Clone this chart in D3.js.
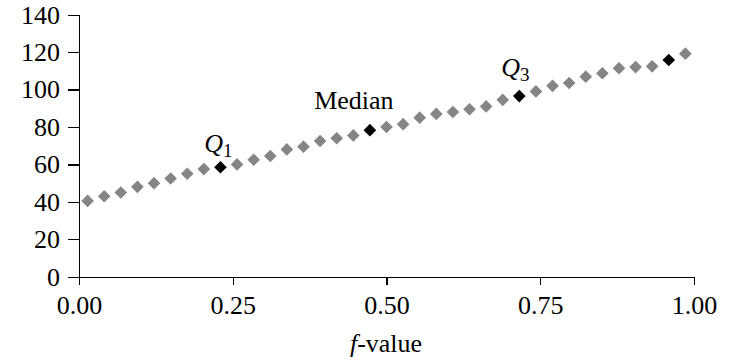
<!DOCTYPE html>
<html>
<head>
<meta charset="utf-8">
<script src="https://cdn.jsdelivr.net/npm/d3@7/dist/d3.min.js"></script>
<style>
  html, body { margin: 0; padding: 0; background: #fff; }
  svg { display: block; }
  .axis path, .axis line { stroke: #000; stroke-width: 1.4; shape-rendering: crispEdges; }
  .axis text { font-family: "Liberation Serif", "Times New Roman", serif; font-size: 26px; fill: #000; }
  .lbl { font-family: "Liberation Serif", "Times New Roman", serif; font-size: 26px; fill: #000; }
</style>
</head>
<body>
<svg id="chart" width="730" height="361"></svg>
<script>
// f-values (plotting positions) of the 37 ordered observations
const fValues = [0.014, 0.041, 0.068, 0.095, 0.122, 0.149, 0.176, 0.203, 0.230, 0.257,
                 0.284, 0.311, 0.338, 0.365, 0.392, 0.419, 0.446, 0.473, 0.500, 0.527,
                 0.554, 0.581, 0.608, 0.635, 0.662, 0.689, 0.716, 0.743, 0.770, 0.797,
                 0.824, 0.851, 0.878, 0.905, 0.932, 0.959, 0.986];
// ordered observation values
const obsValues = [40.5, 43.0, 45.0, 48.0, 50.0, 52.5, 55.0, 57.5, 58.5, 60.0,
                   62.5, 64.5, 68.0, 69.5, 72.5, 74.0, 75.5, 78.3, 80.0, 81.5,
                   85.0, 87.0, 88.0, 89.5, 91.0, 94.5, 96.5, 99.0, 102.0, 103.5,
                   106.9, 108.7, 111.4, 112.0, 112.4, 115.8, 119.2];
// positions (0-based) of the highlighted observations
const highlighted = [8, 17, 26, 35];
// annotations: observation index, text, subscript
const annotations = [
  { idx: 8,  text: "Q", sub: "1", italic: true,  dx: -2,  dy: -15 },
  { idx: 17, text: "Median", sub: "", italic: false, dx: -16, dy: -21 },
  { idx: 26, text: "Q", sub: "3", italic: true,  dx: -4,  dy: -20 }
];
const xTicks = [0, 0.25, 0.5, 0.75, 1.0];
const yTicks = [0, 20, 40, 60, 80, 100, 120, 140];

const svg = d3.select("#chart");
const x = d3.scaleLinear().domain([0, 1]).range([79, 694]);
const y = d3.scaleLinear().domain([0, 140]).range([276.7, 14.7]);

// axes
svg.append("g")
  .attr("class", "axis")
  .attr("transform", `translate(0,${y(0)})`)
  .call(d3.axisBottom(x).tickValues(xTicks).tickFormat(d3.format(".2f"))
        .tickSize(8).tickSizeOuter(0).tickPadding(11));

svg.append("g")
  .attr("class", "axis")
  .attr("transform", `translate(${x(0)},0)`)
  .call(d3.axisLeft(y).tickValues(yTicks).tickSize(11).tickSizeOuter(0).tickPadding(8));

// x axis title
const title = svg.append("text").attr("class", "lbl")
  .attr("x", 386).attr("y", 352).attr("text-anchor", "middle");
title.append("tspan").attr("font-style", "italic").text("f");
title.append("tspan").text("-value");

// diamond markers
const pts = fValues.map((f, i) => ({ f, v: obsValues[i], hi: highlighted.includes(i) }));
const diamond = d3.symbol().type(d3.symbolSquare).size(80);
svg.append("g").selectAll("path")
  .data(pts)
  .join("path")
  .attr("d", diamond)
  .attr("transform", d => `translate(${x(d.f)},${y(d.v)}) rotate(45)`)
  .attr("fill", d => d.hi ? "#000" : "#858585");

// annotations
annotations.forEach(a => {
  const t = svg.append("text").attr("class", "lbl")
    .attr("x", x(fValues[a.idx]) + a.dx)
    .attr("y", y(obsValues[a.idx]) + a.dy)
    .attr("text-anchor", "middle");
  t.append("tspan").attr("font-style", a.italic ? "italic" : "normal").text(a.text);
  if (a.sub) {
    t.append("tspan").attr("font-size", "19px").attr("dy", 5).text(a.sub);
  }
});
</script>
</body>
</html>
• • • • • • •
What the task requires:
The pictures should not be reproduced; quote all of the other material exactly.

Solution to this task:
Clone this chart in D3.js.
<!DOCTYPE html>
<html>
<head>
<meta charset="utf-8">
<script src="https://cdn.jsdelivr.net/npm/d3@7/dist/d3.min.js"></script>
<style>
  html, body { margin: 0; padding: 0; background: #fff; }
  svg { display: block; }
  .axis path, .axis line { stroke: #000; stroke-width: 1.4; shape-rendering: crispEdges; }
  .axis text { font-family: "Liberation Serif", "Times New Roman", serif; font-size: 26px; fill: #000; }
  .lbl { font-family: "Liberation Serif", "Times New Roman", serif; font-size: 26px; fill: #000; }
</style>
</head>
<body>
<svg id="chart" width="730" height="361"></svg>
<script>
// f-values (plotting positions) of the 37 ordered observations
const fValues = [0.014, 0.041, 0.068, 0.095, 0.122, 0.149, 0.176, 0.203, 0.230, 0.257,
                 0.284, 0.311, 0.338, 0.365, 0.392, 0.419, 0.446, 0.473, 0.500, 0.527,
                 0.554, 0.581, 0.608, 0.635, 0.662, 0.689, 0.716, 0.743, 0.770, 0.797,
                 0.824, 0.851, 0.878, 0.905, 0.932, 0.959, 0.986];
// ordered observation values
const obsValues = [40.5, 43.0, 45.0, 48.0, 50.0, 52.5, 55.0, 57.5, 58.5, 60.0,
                   62.5, 64.5, 68.0, 69.5, 72.5, 74.0, 75.5, 78.3, 80.0, 81.5,
                   85.0, 87.0, 88.0, 89.5, 91.0, 94.5, 96.5, 99.0, 102.0, 103.5,
                   106.9, 108.7, 111.4, 112.0, 112.4, 115.8, 119.2];
// positions (0-based) of the highlighted observations
const highlighted = [8, 17, 26, 35];
// annotations: observation index, text, subscript
const annotations = [
  { idx: 8,  text: "Q", sub: "1", italic: true,  dx: -2,  dy: -15 },
  { idx: 17, text: "Median", sub: "", italic: false, dx: -16, dy: -21 },
  { idx: 26, text: "Q", sub: "3", italic: true,  dx: -4,  dy: -20 }
];
const xTicks = [0, 0.25, 0.5, 0.75, 1.0];
const yTicks = [0, 20, 40, 60, 80, 100, 120, 140];

const svg = d3.select("#chart");
const x = d3.scaleLinear().domain([0, 1]).range([79, 694]);
const y = d3.scaleLinear().domain([0, 140]).range([276.7, 14.7]);

// axes
svg.append("g")
  .attr("class", "axis")
  .attr("transform", `translate(0,${y(0)})`)
  .call(d3.axisBottom(x).tickValues(xTicks).tickFormat(d3.format(".2f"))
        .tickSize(8).tickSizeOuter(0).tickPadding(11));

svg.append("g")
  .attr("class", "axis")
  .attr("transform", `translate(${x(0)},0)`)
  .call(d3.axisLeft(y).tickValues(yTicks).tickSize(11).tickSizeOuter(0).tickPadding(8));

// x axis title
const title = svg.append("text").attr("class", "lbl")
  .attr("x", 386).attr("y", 352).attr("text-anchor", "middle");
title.append("tspan").attr("font-style", "italic").text("f");
title.append("tspan").text("-value");

// diamond markers
const pts = fValues.map((f, i) => ({ f, v: obsValues[i], hi: highlighted.includes(i) }));
const diamond = d3.symbol().type(d3.symbolSquare).size(80);
svg.append("g").selectAll("path")
  .data(pts)
  .join("path")
  .attr("d", diamond)
  .attr("transform", d => `translate(${x(d.f)},${y(d.v)}) rotate(45)`)
  .attr("fill", d => d.hi ? "#000" : "#858585");

// annotations
annotations.forEach(a => {
  const t = svg.append("text").attr("class", "lbl")
    .attr("x", x(fValues[a.idx]) + a.dx)
    .attr("y", y(obsValues[a.idx]) + a.dy)
    .attr("text-anchor", "middle");
  t.append("tspan").attr("font-style", a.italic ? "italic" : "normal").text(a.text);
  if (a.sub) {
    t.append("tspan").attr("font-size", "19px").attr("dy", 5).text(a.sub);
  }
});
</script>
</body>
</html>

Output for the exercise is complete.